Today, Ferguson is using his expertise, and financial statement filings, news reports and other data points to analyze companies. “To sort of put it into intel speak, I look at all of their open-source information to try to build a perspective on the company’s future financial performance,” he said.
It is this financial perspective that can reveal important factors for the military, especially regarding understanding supply chain issues—an important linchpin for risks.
“Supply chains, obviously, are critical to a nation’s ability to stand up a military and be a credible deterrent or a threat,” Ferguson stated. “And we’ll spend a lot of our days thinking about the supply chains, and specifically, supply chains for the most important weapon systems.”
With the People’s Republic of China controlling the vast majority of the rare earth mineral supply—materials that provide the necessary components for electronics and a whole host of commercial and military technologies—the risk to the United States is great.
In early July, the DOD formed a public-private partnership with Las Vegas-based MP Materials Corp. to increase U.S. supplies and reduce exposure to supply chain risks from China.
Under the agreement, MP would build a second domestic magnet manufacturing facility, called the 10X facility, at a location yet to be determined. The fully integrated producer would mine, process, conduct advanced metallization and produce rare earth magnets, with the facility eventually reaching 10,000 metric tons of manufacturing capacity.
“DOD has agreed to take all of their productive capacity,” Ferguson confirmed. “From a financial perspective, we knew that China was pretty deep in the rare earth business, and that it was hard for any other company in the world to break into that business, because of the externalities that people in other parts of the world were not willing to bear, especially with China’s typical strategy around the world to drive down prices and drive out competitors. And now we’re seeing the U.S. DOD invest in this company and put a price floor agreement in place. And now General Motors already is also involved with the company.”
The military’s step, Ferguson noted, illuminates how the DOD is concerned enough about rare earth minerals that it is willing to invest in companies to start and secure a U.S. supply chain.
“These magnets matter to drones, they matter to electric vehicles, all technologies that the Pentagon is, I’m sure, very interested in, especially as they continue to develop autonomous land and air vehicles,” he ventured. “It again confirms for us that the strategy at DOD is going to be, ‘look, what we need is more autonomous capability.’”
Moreover, Ferguson does not discount the possibly of DOD investing in another such company.

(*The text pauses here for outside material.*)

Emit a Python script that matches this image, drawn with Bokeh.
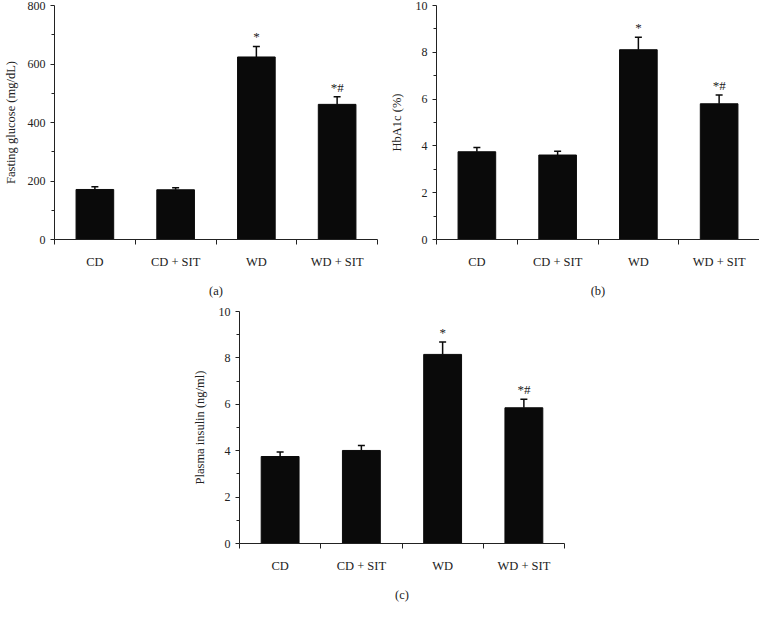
from bokeh.plotting import figure
from bokeh.models import Range1d, FixedTicker, ColumnDataSource, Whisker, TeeHead, Spacer
from bokeh.layouts import row, column
from bokeh.core.properties import value
from bokeh.embed import file_html
from bokeh.resources import INLINE
import numpy as np

groups = ["CD", "CD + SIT", "WD", "WD + SIT"]
sig = ["", "", "*", "*#"]

glucose = [171, 170, 624, 462]
glucose_err = [9, 7, 36, 26]

hba1c = [3.75, 3.61, 8.11, 5.80]
hba1c_err = [0.18, 0.16, 0.53, 0.38]

insulin = [3.75, 4.01, 8.15, 5.85]
insulin_err = [0.19, 0.21, 0.53, 0.37]

FONT = "Liberation Serif"


def panel(vals, errs, ylabel, caption, ymax, ystep, width, height,
          bl, br, bt, bb, label_standoff):
    n = len(groups)
    centers = [float(i) + 0.5 for i in range(n)]
    bounds = [float(i) for i in range(n + 1)]
    tops = [v + e for v, e in zip(vals, errs)]
    src = ColumnDataSource(dict(x=centers, v=vals, top=tops, sig=sig))

    p = figure(width=width, height=height, output_backend="svg", toolbar_location=None,
               x_range=Range1d(0, n), y_range=Range1d(0, ymax),
               min_border_left=bl, min_border_right=br, min_border_top=bt, min_border_bottom=bb)
    p.outline_line_color = None
    p.xgrid.visible = False
    p.ygrid.visible = False
    p.background_fill_color = "white"
    p.border_fill_color = "white"

    p.vbar(x="x", top="v", bottom=0, width=0.466, source=src,
           fill_color="#0a0a0a", line_color="#0a0a0a", line_width=1)
    w = Whisker(source=src, base="x", upper="top", lower="v", dimension="height",
                line_color="#0a0a0a", line_width=1.5,
                upper_head=TeeHead(size=7, line_color="#0a0a0a", line_width=1.5),
                lower_head=None)
    p.add_layout(w)
    p.text(x="x", y="top", text="sig", source=src, text_align="center",
           text_baseline="bottom", y_offset=-2, text_font=value(FONT),
           text_font_size="13px", text_color="#222222")

    xa = p.xaxis[0]
    xa.ticker = FixedTicker(ticks=centers, minor_ticks=bounds)
    xa.major_label_overrides = {c: g for c, g in zip(centers, groups)}
    xa.major_tick_out = 0
    xa.major_tick_in = 0
    xa.minor_tick_out = 5
    xa.minor_tick_in = 0
    xa.major_label_standoff = 10
    xa.axis_label = caption
    xa.axis_label_standoff = 12
    xa.axis_label_text_font_style = "normal"

    ya = p.yaxis[0]
    ticks = [float(t) for t in np.arange(0, ymax + ystep / 2, ystep)]
    minors = [float(t) for t in np.arange(ystep / 2, ymax, ystep)]
    ya.ticker = FixedTicker(ticks=ticks, minor_ticks=minors)
    ya.major_tick_out = 4
    ya.major_tick_in = 0
    ya.minor_tick_out = 3
    ya.minor_tick_in = 0
    ya.major_label_standoff = 5
    ya.axis_label = ylabel
    ya.axis_label_standoff = label_standoff
    ya.axis_label_text_font_style = "normal"

    for ax in (xa, ya):
        ax.axis_line_color = "#222222"
        ax.major_tick_line_color = "#222222"
        ax.minor_tick_line_color = "#222222"
        ax.major_label_text_font = FONT
        ax.major_label_text_font_size = "12.5px"
        ax.major_label_text_color = "#222222"
        ax.axis_label_text_font = FONT
        ax.axis_label_text_font_size = "12.5px"
        ax.axis_label_text_color = "#222222"
    ya.major_label_text_font_size = "12px"
    return p


pa = panel(glucose, glucose_err, "Fasting glucose (mg/dL)", "(a)", 800, 200,
           width=386, height=300, bl=51, br=9, bt=5, bb=55, label_standoff=7)
pb = panel(hba1c, hba1c_err, "HbA1c (%)", "(b)", 10, 2,
           width=373, height=300, bl=49, br=0, bt=5, bb=55, label_standoff=9)
pc = panel(insulin, insulin_err, "Plasma insulin (ng/ml)", "(c)", 10, 2,
           width=390, height=304, bl=55, br=10, bt=11, bb=53, label_standoff=9)

layout = column(row(pa, pb), row(Spacer(width=184, height=304), pc))

open("out.html", "w").write(file_html(layout, INLINE))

“We know from things like shipbuilding that it is hard to really have a successful industry without bringing commercial along, because commercial helps bring the volumes, which helps drive down prices,” Ferguson offered. “And it is also those volumes that help train the workforce, train the company to be more efficient…. and could they do this again in another company, I think so. I think there will be more capacity and build the business for the commercial users as well, so they can pull more of this out of China.”